* [Directions]: Transcribe all of the material exactly, except for its pictures.

* [Information provided]:
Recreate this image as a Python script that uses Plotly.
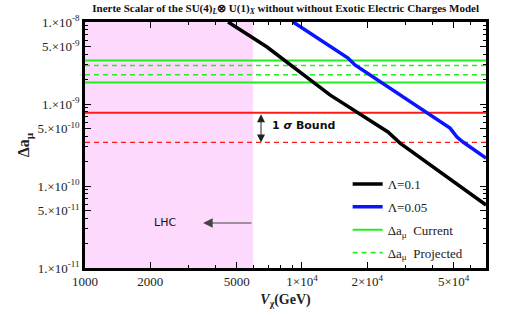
import math
import plotly.graph_objects as go

# ---- data ----
lam01_x = [4565, 6900, 13450, 24900, 28300, 70500]
lam01_y = [1.0e-8, 4.95e-9, 1.29e-9, 4.56e-10, 3.34e-10, 5.86e-11]
lam005_x = [9100, 16300, 17540, 37700, 48100, 51800, 55200, 70500]
lam005_y = [1.0e-8, 3.64e-9, 2.99e-9, 7.76e-10, 5.09e-10, 3.96e-10, 3.44e-10, 2.19e-10]
current_bounds = [3.39e-9, 1.83e-9]
projected_bounds = [2.95e-9, 2.27e-9]
sigma_current = 7.8e-10
sigma_projected = 3.4e-10
lhc_limit = 5940
x_range = [1000, 70500]
y_range = [1e-11, 1e-8]

x_tickvals = [1000, 2000, 5000, 10000, 20000, 50000]
x_ticktext = ["1000", "2000", "5000", "1×10<sup>4</sup>", "2×10<sup>4</sup>", "5×10<sup>4</sup>"]
y_tickvals = [1e-11, 5e-11, 1e-10, 5e-10, 1e-9, 5e-9, 1e-8]
y_ticktext = ["1.×10<sup>-11</sup>", "5.×10<sup>-11</sup>", "1.×10<sup>-10</sup>", "5.×10<sup>-10</sup>",
              "1.×10<sup>-9</sup>", "5.×10<sup>-9</sup>", "1.×10<sup>-8</sup>"]
x_minor = [3000, 4000, 6000, 7000, 8000, 9000, 30000, 40000, 60000, 70000]
y_minor = [m * 10.0 ** e for e in (-11, -10, -9) for m in (2, 3, 4, 6, 7, 8, 9)]

serif = "Liberation Serif"
green = "#22EE22"
red = "#FF1A1A"
L = math.log10

fig = go.Figure()

# LHC excluded region
fig.add_shape(type="rect", x0=x_range[0], x1=lhc_limit, y0=y_range[0], y1=y_range[1],
              xref="x", yref="y", fillcolor="#FDD9FD", line_width=0, layer="below")

xr = [x_range[0], x_range[1]]
for i, v in enumerate(current_bounds):
    fig.add_trace(go.Scatter(x=xr, y=[v, v], mode="lines", line=dict(color=green, width=2),
                             name="Δa<sub>μ</sub>  Current", showlegend=(i == 0), legendrank=3,
                             legendgroup="cur"))
for i, v in enumerate(projected_bounds):
    fig.add_trace(go.Scatter(x=xr, y=[v, v], mode="lines", line=dict(color=green, width=1.6, dash="5px,4px"),
                             name="Δa<sub>μ</sub>  Projected", showlegend=(i == 0), legendrank=4,
                             legendgroup="proj"))
fig.add_trace(go.Scatter(x=xr, y=[sigma_current] * 2, mode="lines", line=dict(color=red, width=2),
                         showlegend=False))
fig.add_trace(go.Scatter(x=xr, y=[sigma_projected] * 2, mode="lines",
                         line=dict(color=red, width=1.3, dash="5px,4px"), showlegend=False))

fig.add_trace(go.Scatter(x=lam01_x, y=lam01_y, mode="lines", line=dict(color="black", width=3.5),
                         name="Λ=0.1", legendrank=1, legendgroup="l1"))
fig.add_trace(go.Scatter(x=lam005_x, y=lam005_y, mode="lines", line=dict(color="#0A14FF", width=3.5),
                         name="Λ=0.05", legendrank=2, legendgroup="l2"))

# 1 sigma double arrow (annotation coords on log axes are log10 values)
fig.add_annotation(x=L(6475), y=L(sigma_projected), ax=L(6475), ay=L(sigma_current), xref="x", yref="y",
                   axref="x", ayref="y", showarrow=True, arrowhead=2, startarrowhead=2,
                   arrowside="end+start", arrowsize=1.6, startarrowsize=1.6, arrowwidth=1,
                   arrowcolor="#222222", text="")
fig.add_annotation(x=L(10200), y=L(5.4e-10), xref="x", yref="y", showarrow=False,
                   text="<b>1 <i>σ</i> Bound</b>", font=dict(family="DejaVu Sans", size=11, color="#111"))
# LHC arrow
fig.add_annotation(x=L(3500), y=L(3.54e-11), ax=L(lhc_limit), ay=L(3.54e-11), xref="x", yref="y",
                   axref="x", ayref="y", showarrow=True, arrowhead=2, arrowsize=1.6, arrowwidth=1.2,
                   arrowcolor="#444444", text="")
fig.add_annotation(x=L(2340), y=L(3.54e-11), xref="x", yref="y", showarrow=False,
                   text="LHC", font=dict(family="DejaVu Sans", size=11, color="#111"))

axis_common = dict(type="log", showgrid=False, zeroline=False, showline=True, linewidth=2.5,
                   linecolor="black", mirror="allticks", ticks="inside", ticklen=6, tickwidth=1,
                   tickcolor="black", tickfont=dict(family=serif, size=13, color="#222"),
                   automargin=False)
fig.update_xaxes(range=[3, 4.848], tickmode="array", tickvals=x_tickvals, ticktext=x_ticktext,
                 minor=dict(tickmode="array", tickvals=x_minor, ticks="inside", ticklen=3,
                            tickcolor="black"),
                 title=dict(text="<b><i>V</i><sub>χ</sub>(GeV)</b>", font=dict(family=serif, size=14,
                                                                            color="#222"), standoff=6),
                 **axis_common)
fig.update_yaxes(range=[-11, -8], tickmode="array", tickvals=y_tickvals, ticktext=y_ticktext,
                 minor=dict(tickmode="array", tickvals=y_minor, ticks="inside", ticklen=3,
                            tickcolor="black"),
                 title=dict(text="<b>Δa<sub>μ</sub></b>", font=dict(family=serif, size=16, color="#222"),
                            standoff=4),
                 **axis_common)

fig.update_layout(
    width=527, height=316,
    margin=dict(l=85, r=41, t=22, b=48),
    paper_bgcolor="white", plot_bgcolor="white",
    title=dict(text="<b>Inerte Scalar of the SU(4)<sub><i>L</i></sub>⊗ U(1)<sub><i>X</i></sub> without without Exotic Electric Charges Model</b>",
               font=dict(family=serif, size=11, color="#111"), x=0.542, xanchor="center",
               y=0.975, yanchor="middle"),
    legend=dict(x=0.655, y=0.0, xanchor="left", yanchor="bottom", bgcolor="rgba(0,0,0,0)",
                font=dict(family=serif, size=13, color="#222"), tracegroupgap=3),
    showlegend=True,
)

fig.write_html("out.html", config={"displayModeBar": False},
               post_script="document.body.style.margin='0';document.body.style.overflow='hidden';")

* [Correct output]:
Recreate this image as a Python script that uses Plotly.
import math
import plotly.graph_objects as go

# ---- data ----
lam01_x = [4565, 6900, 13450, 24900, 28300, 70500]
lam01_y = [1.0e-8, 4.95e-9, 1.29e-9, 4.56e-10, 3.34e-10, 5.86e-11]
lam005_x = [9100, 16300, 17540, 37700, 48100, 51800, 55200, 70500]
lam005_y = [1.0e-8, 3.64e-9, 2.99e-9, 7.76e-10, 5.09e-10, 3.96e-10, 3.44e-10, 2.19e-10]
current_bounds = [3.39e-9, 1.83e-9]
projected_bounds = [2.95e-9, 2.27e-9]
sigma_current = 7.8e-10
sigma_projected = 3.4e-10
lhc_limit = 5940
x_range = [1000, 70500]
y_range = [1e-11, 1e-8]

x_tickvals = [1000, 2000, 5000, 10000, 20000, 50000]
x_ticktext = ["1000", "2000", "5000", "1×10<sup>4</sup>", "2×10<sup>4</sup>", "5×10<sup>4</sup>"]
y_tickvals = [1e-11, 5e-11, 1e-10, 5e-10, 1e-9, 5e-9, 1e-8]
y_ticktext = ["1.×10<sup>-11</sup>", "5.×10<sup>-11</sup>", "1.×10<sup>-10</sup>", "5.×10<sup>-10</sup>",
              "1.×10<sup>-9</sup>", "5.×10<sup>-9</sup>", "1.×10<sup>-8</sup>"]
x_minor = [3000, 4000, 6000, 7000, 8000, 9000, 30000, 40000, 60000, 70000]
y_minor = [m * 10.0 ** e for e in (-11, -10, -9) for m in (2, 3, 4, 6, 7, 8, 9)]

serif = "Liberation Serif"
green = "#22EE22"
red = "#FF1A1A"
L = math.log10

fig = go.Figure()

# LHC excluded region
fig.add_shape(type="rect", x0=x_range[0], x1=lhc_limit, y0=y_range[0], y1=y_range[1],
              xref="x", yref="y", fillcolor="#FDD9FD", line_width=0, layer="below")

xr = [x_range[0], x_range[1]]
for i, v in enumerate(current_bounds):
    fig.add_trace(go.Scatter(x=xr, y=[v, v], mode="lines", line=dict(color=green, width=2),
                             name="Δa<sub>μ</sub>  Current", showlegend=(i == 0), legendrank=3,
                             legendgroup="cur"))
for i, v in enumerate(projected_bounds):
    fig.add_trace(go.Scatter(x=xr, y=[v, v], mode="lines", line=dict(color=green, width=1.6, dash="5px,4px"),
                             name="Δa<sub>μ</sub>  Projected", showlegend=(i == 0), legendrank=4,
                             legendgroup="proj"))
fig.add_trace(go.Scatter(x=xr, y=[sigma_current] * 2, mode="lines", line=dict(color=red, width=2),
                         showlegend=False))
fig.add_trace(go.Scatter(x=xr, y=[sigma_projected] * 2, mode="lines",
                         line=dict(color=red, width=1.3, dash="5px,4px"), showlegend=False))

fig.add_trace(go.Scatter(x=lam01_x, y=lam01_y, mode="lines", line=dict(color="black", width=3.5),
                         name="Λ=0.1", legendrank=1, legendgroup="l1"))
fig.add_trace(go.Scatter(x=lam005_x, y=lam005_y, mode="lines", line=dict(color="#0A14FF", width=3.5),
                         name="Λ=0.05", legendrank=2, legendgroup="l2"))

# 1 sigma double arrow (annotation coords on log axes are log10 values)
fig.add_annotation(x=L(6475), y=L(sigma_projected), ax=L(6475), ay=L(sigma_current), xref="x", yref="y",
                   axref="x", ayref="y", showarrow=True, arrowhead=2, startarrowhead=2,
                   arrowside="end+start", arrowsize=1.6, startarrowsize=1.6, arrowwidth=1,
                   arrowcolor="#222222", text="")
fig.add_annotation(x=L(10200), y=L(5.4e-10), xref="x", yref="y", showarrow=False,
                   text="<b>1 <i>σ</i> Bound</b>", font=dict(family="DejaVu Sans", size=11, color="#111"))
# LHC arrow
fig.add_annotation(x=L(3500), y=L(3.54e-11), ax=L(lhc_limit), ay=L(3.54e-11), xref="x", yref="y",
                   axref="x", ayref="y", showarrow=True, arrowhead=2, arrowsize=1.6, arrowwidth=1.2,
                   arrowcolor="#444444", text="")
fig.add_annotation(x=L(2340), y=L(3.54e-11), xref="x", yref="y", showarrow=False,
                   text="LHC", font=dict(family="DejaVu Sans", size=11, color="#111"))

axis_common = dict(type="log", showgrid=False, zeroline=False, showline=True, linewidth=2.5,
                   linecolor="black", mirror="allticks", ticks="inside", ticklen=6, tickwidth=1,
                   tickcolor="black", tickfont=dict(family=serif, size=13, color="#222"),
                   automargin=False)
fig.update_xaxes(range=[3, 4.848], tickmode="array", tickvals=x_tickvals, ticktext=x_ticktext,
                 minor=dict(tickmode="array", tickvals=x_minor, ticks="inside", ticklen=3,
                            tickcolor="black"),
                 title=dict(text="<b><i>V</i><sub>χ</sub>(GeV)</b>", font=dict(family=serif, size=14,
                                                                            color="#222"), standoff=6),
                 **axis_common)
fig.update_yaxes(range=[-11, -8], tickmode="array", tickvals=y_tickvals, ticktext=y_ticktext,
                 minor=dict(tickmode="array", tickvals=y_minor, ticks="inside", ticklen=3,
                            tickcolor="black"),
                 title=dict(text="<b>Δa<sub>μ</sub></b>", font=dict(family=serif, size=16, color="#222"),
                            standoff=4),
                 **axis_common)

fig.update_layout(
    width=527, height=316,
    margin=dict(l=85, r=41, t=22, b=48),
    paper_bgcolor="white", plot_bgcolor="white",
    title=dict(text="<b>Inerte Scalar of the SU(4)<sub><i>L</i></sub>⊗ U(1)<sub><i>X</i></sub> without without Exotic Electric Charges Model</b>",
               font=dict(family=serif, size=11, color="#111"), x=0.542, xanchor="center",
               y=0.975, yanchor="middle"),
    legend=dict(x=0.655, y=0.0, xanchor="left", yanchor="bottom", bgcolor="rgba(0,0,0,0)",
                font=dict(family=serif, size=13, color="#222"), tracegroupgap=3),
    showlegend=True,
)

fig.write_html("out.html", config={"displayModeBar": False},
               post_script="document.body.style.margin='0';document.body.style.overflow='hidden';")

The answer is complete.